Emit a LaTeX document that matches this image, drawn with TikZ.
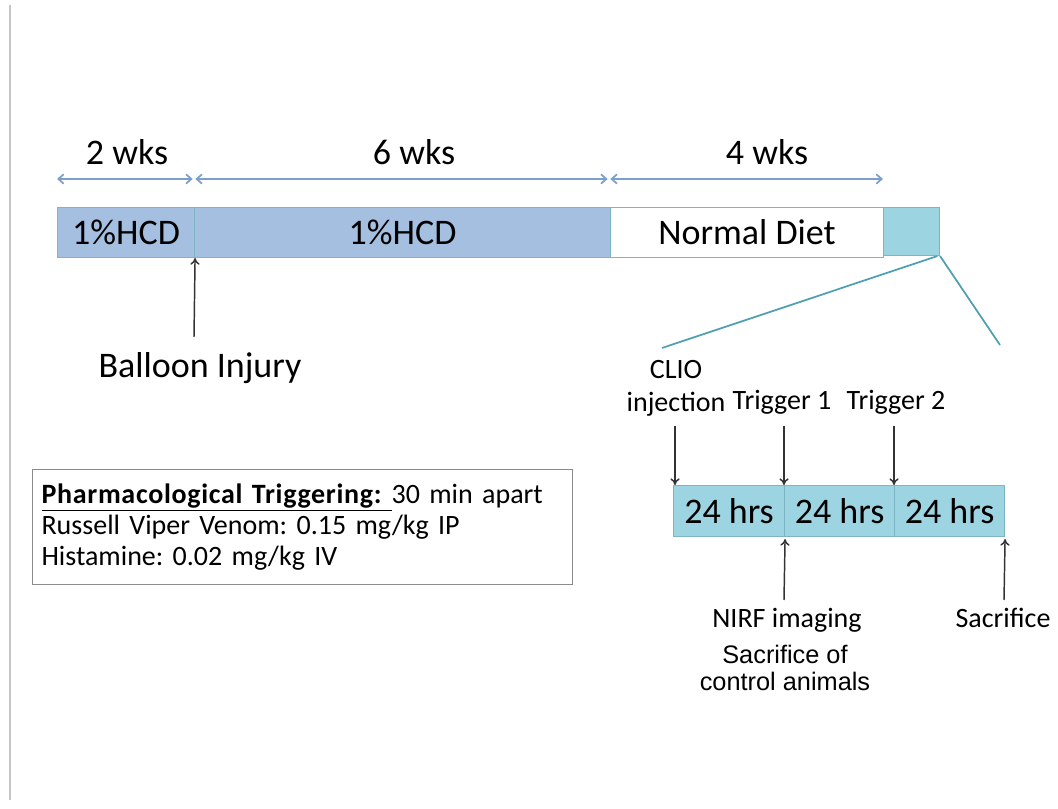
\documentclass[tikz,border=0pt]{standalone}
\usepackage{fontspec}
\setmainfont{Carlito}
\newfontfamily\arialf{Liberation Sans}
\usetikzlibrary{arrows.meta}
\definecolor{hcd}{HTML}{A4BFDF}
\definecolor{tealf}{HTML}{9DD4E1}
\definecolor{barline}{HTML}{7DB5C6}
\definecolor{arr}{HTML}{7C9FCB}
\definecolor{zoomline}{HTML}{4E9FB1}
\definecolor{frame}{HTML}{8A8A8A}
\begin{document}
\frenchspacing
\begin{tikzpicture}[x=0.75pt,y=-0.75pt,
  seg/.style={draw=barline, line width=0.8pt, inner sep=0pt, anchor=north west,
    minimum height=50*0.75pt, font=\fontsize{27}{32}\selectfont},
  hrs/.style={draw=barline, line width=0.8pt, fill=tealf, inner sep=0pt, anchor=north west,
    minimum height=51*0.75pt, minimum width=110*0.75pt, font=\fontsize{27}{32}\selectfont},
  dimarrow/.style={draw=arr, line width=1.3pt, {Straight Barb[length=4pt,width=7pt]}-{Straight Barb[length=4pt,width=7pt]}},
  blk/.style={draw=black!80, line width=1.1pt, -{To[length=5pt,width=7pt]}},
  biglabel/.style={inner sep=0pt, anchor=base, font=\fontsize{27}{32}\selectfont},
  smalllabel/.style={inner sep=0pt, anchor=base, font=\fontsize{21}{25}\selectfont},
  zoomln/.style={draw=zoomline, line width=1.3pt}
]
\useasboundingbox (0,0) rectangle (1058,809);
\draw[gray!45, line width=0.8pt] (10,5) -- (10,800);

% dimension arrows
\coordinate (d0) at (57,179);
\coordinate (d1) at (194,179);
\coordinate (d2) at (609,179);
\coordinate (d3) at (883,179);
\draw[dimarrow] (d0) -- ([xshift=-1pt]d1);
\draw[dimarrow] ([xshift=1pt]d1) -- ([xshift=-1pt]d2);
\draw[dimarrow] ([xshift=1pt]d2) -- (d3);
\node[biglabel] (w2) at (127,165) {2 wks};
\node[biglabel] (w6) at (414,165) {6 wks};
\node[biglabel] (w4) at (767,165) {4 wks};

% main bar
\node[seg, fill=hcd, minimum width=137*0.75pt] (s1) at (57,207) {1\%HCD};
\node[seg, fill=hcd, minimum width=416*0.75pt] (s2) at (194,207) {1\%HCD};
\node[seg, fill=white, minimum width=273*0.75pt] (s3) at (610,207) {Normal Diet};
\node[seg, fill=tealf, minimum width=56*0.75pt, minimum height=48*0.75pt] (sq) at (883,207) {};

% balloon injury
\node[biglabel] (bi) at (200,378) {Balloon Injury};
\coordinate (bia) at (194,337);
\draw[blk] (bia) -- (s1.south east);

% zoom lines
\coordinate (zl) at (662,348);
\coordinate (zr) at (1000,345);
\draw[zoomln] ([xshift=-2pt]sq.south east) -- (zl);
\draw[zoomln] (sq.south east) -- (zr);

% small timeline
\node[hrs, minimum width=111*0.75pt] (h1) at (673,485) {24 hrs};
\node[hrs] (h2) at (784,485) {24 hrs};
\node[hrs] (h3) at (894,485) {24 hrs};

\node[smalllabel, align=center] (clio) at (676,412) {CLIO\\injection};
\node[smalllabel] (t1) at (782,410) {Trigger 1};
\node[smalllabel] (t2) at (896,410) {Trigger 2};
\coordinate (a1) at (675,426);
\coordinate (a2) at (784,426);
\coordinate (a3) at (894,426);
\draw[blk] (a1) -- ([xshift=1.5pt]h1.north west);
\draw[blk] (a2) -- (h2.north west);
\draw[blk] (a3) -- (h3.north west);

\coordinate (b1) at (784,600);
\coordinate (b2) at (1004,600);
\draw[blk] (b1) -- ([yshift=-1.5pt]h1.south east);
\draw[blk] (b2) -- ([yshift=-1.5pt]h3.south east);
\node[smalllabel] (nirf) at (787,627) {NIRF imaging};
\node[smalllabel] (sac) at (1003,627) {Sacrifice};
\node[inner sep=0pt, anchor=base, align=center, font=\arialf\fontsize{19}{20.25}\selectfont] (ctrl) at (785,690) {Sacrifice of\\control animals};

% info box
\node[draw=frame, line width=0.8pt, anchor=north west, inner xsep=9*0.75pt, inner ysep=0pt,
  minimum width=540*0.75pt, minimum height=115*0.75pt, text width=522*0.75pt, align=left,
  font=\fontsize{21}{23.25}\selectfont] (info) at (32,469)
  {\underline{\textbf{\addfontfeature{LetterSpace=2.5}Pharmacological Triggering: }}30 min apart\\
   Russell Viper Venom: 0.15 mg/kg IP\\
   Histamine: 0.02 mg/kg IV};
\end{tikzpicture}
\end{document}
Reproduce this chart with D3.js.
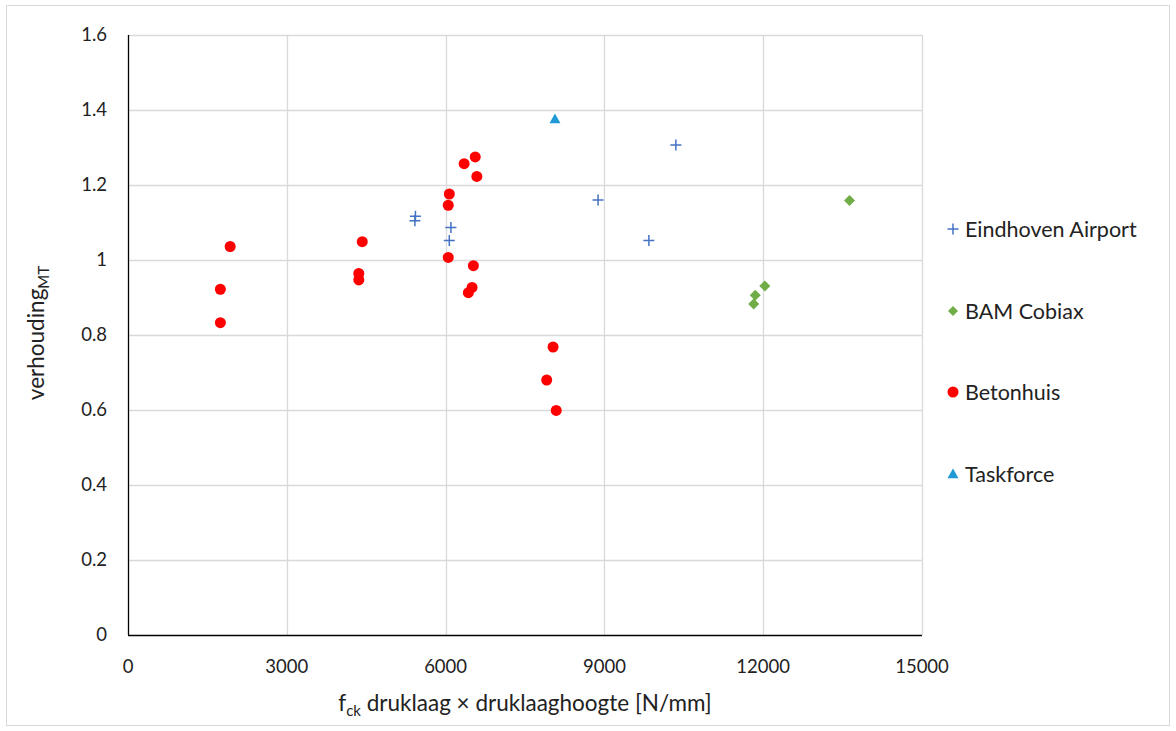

########

Extract the text of all the records above verbatim, excluding pictures.

Emit a LaTeX document that matches this image, drawn with TikZ.
\documentclass[tikz,border=0pt]{standalone}
\usepackage{fontspec}
\setmainfont{Carlito}
\newfontfamily\arialf{Liberation Sans}
\usetikzlibrary{arrows.meta}
\definecolor{hcd}{HTML}{A4BFDF}
\definecolor{tealf}{HTML}{9DD4E1}
\definecolor{barline}{HTML}{7DB5C6}
\definecolor{arr}{HTML}{7C9FCB}
\definecolor{zoomline}{HTML}{4E9FB1}
\definecolor{frame}{HTML}{8A8A8A}
\begin{document}
\frenchspacing
\begin{tikzpicture}[x=0.75pt,y=-0.75pt,
  seg/.style={draw=barline, line width=0.8pt, inner sep=0pt, anchor=north west,
    minimum height=50*0.75pt, font=\fontsize{27}{32}\selectfont},
  hrs/.style={draw=barline, line width=0.8pt, fill=tealf, inner sep=0pt, anchor=north west,
    minimum height=51*0.75pt, minimum width=110*0.75pt, font=\fontsize{27}{32}\selectfont},
  dimarrow/.style={draw=arr, line width=1.3pt, {Straight Barb[length=4pt,width=7pt]}-{Straight Barb[length=4pt,width=7pt]}},
  blk/.style={draw=black!80, line width=1.1pt, -{To[length=5pt,width=7pt]}},
  biglabel/.style={inner sep=0pt, anchor=base, font=\fontsize{27}{32}\selectfont},
  smalllabel/.style={inner sep=0pt, anchor=base, font=\fontsize{21}{25}\selectfont},
  zoomln/.style={draw=zoomline, line width=1.3pt}
]
\useasboundingbox (0,0) rectangle (1058,809);
\draw[gray!45, line width=0.8pt] (10,5) -- (10,800);

% dimension arrows
\coordinate (d0) at (57,179);
\coordinate (d1) at (194,179);
\coordinate (d2) at (609,179);
\coordinate (d3) at (883,179);
\draw[dimarrow] (d0) -- ([xshift=-1pt]d1);
\draw[dimarrow] ([xshift=1pt]d1) -- ([xshift=-1pt]d2);
\draw[dimarrow] ([xshift=1pt]d2) -- (d3);
\node[biglabel] (w2) at (127,165) {2 wks};
\node[biglabel] (w6) at (414,165) {6 wks};
\node[biglabel] (w4) at (767,165) {4 wks};

% main bar
\node[seg, fill=hcd, minimum width=137*0.75pt] (s1) at (57,207) {1\%HCD};
\node[seg, fill=hcd, minimum width=416*0.75pt] (s2) at (194,207) {1\%HCD};
\node[seg, fill=white, minimum width=273*0.75pt] (s3) at (610,207) {Normal Diet};
\node[seg, fill=tealf, minimum width=56*0.75pt, minimum height=48*0.75pt] (sq) at (883,207) {};

% balloon injury
\node[biglabel] (bi) at (200,378) {Balloon Injury};
\coordinate (bia) at (194,337);
\draw[blk] (bia) -- (s1.south east);

% zoom lines
\coordinate (zl) at (662,348);
\coordinate (zr) at (1000,345);
\draw[zoomln] ([xshift=-2pt]sq.south east) -- (zl);
\draw[zoomln] (sq.south east) -- (zr);

% small timeline
\node[hrs, minimum width=111*0.75pt] (h1) at (673,485) {24 hrs};
\node[hrs] (h2) at (784,485) {24 hrs};
\node[hrs] (h3) at (894,485) {24 hrs};

\node[smalllabel, align=center] (clio) at (676,412) {CLIO\\injection};
\node[smalllabel] (t1) at (782,410) {Trigger 1};
\node[smalllabel] (t2) at (896,410) {Trigger 2};
\coordinate (a1) at (675,426);
\coordinate (a2) at (784,426);
\coordinate (a3) at (894,426);
\draw[blk] (a1) -- ([xshift=1.5pt]h1.north west);
\draw[blk] (a2) -- (h2.north west);
\draw[blk] (a3) -- (h3.north west);

\coordinate (b1) at (784,600);
\coordinate (b2) at (1004,600);
\draw[blk] (b1) -- ([yshift=-1.5pt]h1.south east);
\draw[blk] (b2) -- ([yshift=-1.5pt]h3.south east);
\node[smalllabel] (nirf) at (787,627) {NIRF imaging};
\node[smalllabel] (sac) at (1003,627) {Sacrifice};
\node[inner sep=0pt, anchor=base, align=center, font=\arialf\fontsize{19}{20.25}\selectfont] (ctrl) at (785,690) {Sacrifice of\\control animals};

% info box
\node[draw=frame, line width=0.8pt, anchor=north west, inner xsep=9*0.75pt, inner ysep=0pt,
  minimum width=540*0.75pt, minimum height=115*0.75pt, text width=522*0.75pt, align=left,
  font=\fontsize{21}{23.25}\selectfont] (info) at (32,469)
  {\underline{\textbf{\addfontfeature{LetterSpace=2.5}Pharmacological Triggering: }}30 min apart\\
   Russell Viper Venom: 0.15 mg/kg IP\\
   Histamine: 0.02 mg/kg IV};
\end{tikzpicture}
\end{document}
Reproduce this chart with D3.js.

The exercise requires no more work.